Para a professora Katia Suzue, que possui trabalhos no Beco do Batman, o grafite pode estar inserido no sistema das artes, porém isso acarreta uma mudança de estatuto: “Quando o grafite entra no museu, ele é reconhecido como cultura e patrimônio. Porém ele não é mais grafite, mas uma pintura feita com spray, uma obra de arte que deve ser preservada”.
Ainda sobre o tema, Suzue reforça: “O grafite está na rua e não em um centro cultural. É por isso que ninguém do meio considera o Kobra um grafiteiro”. Baixo Ribeiro, por sua vez, pontua que a criação do museu não é a questão central: “ Essa discussão foge do debate real que é a necessidade de políticas públicas voltadas para a arte urbana. Há décadas os governos privilegiam a propriedade privada, os shoppings e não o espaço comum”.
Diante das recentes ações do prefeito, Violeta conta que não tem “a mínima vontade” de expor no novo museu. “Já participei de muitos projetos com o governo, não vejo nenhum problema. Mas nesse momento, prefiro me abster.” Binho, por sua vez, afirma que, caso haja um diálogo por parte da prefeitura, pretende participar. Já Suzue pontua que tudo depende de como e por quem o convite será feito.
Em suas recentes declarações, Doria reforçou que a instituição será dedicada ao grafite e não ao pixo, descrito por ele como um ato de “vandalismo”. Para Baixo Ribeiro, não é possível fazer essa diferenciação tão claramente: “Os conceitos de pixação e grafite são muitos abertos. Criar uma polarização não é promover um bom debate”.
Violeta ressalta que ambos são formas de expressão humana: “O homem sempre se comunicou e colocou suas ideias no meio onde vive, aqui em São Paulo não é diferente. Quando um pixador escreve seu nome na parede, ele está interagindo com a cidade”. Ela ainda reforça que há outras questões maiores com as quais o governo deveria se preocupar.
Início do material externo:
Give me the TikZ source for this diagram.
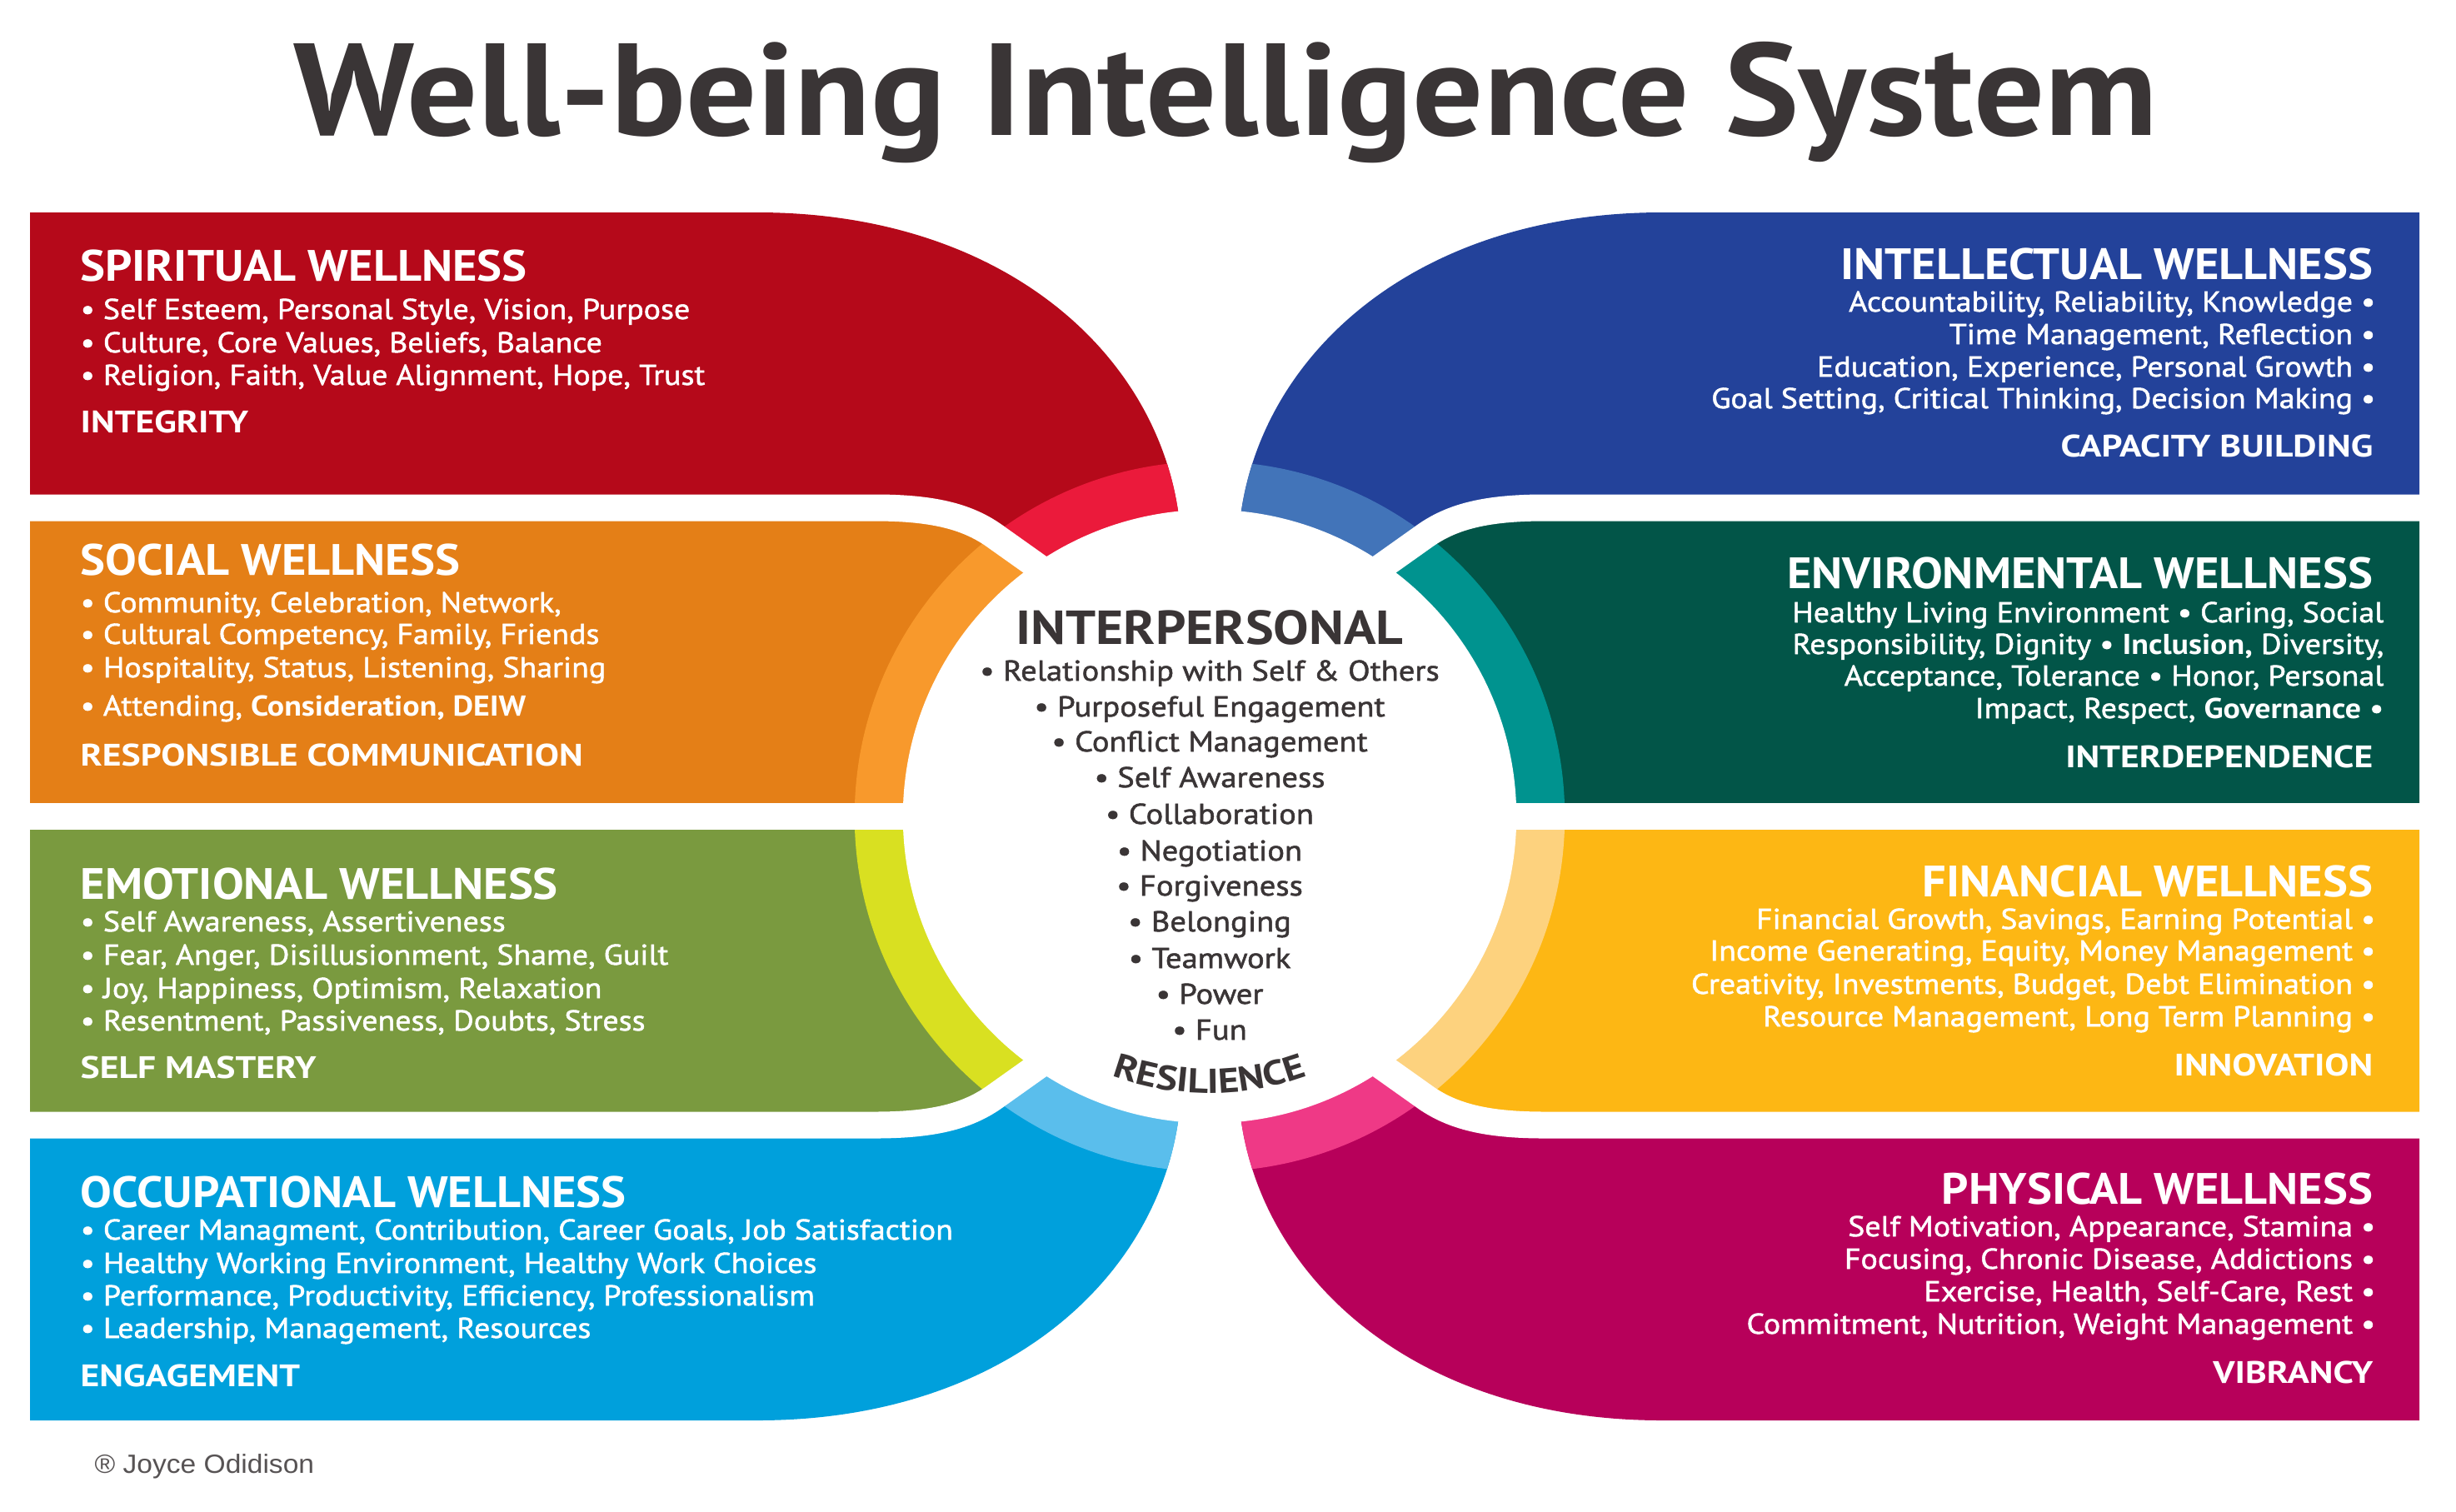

“Diante de todos os problemas que enfrentamos, é o pixo que realmente incomoda? Porque no fundo é só uma letra na parede”, reforça. A grafiteira ainda comenta que o próprio conceito de Belo é relativo, não devendo ser definido pelo Estado: “ Antes de falarmos de uma cidade linda, deveríamos pensar em uma cidade que seja coerente”, afirma.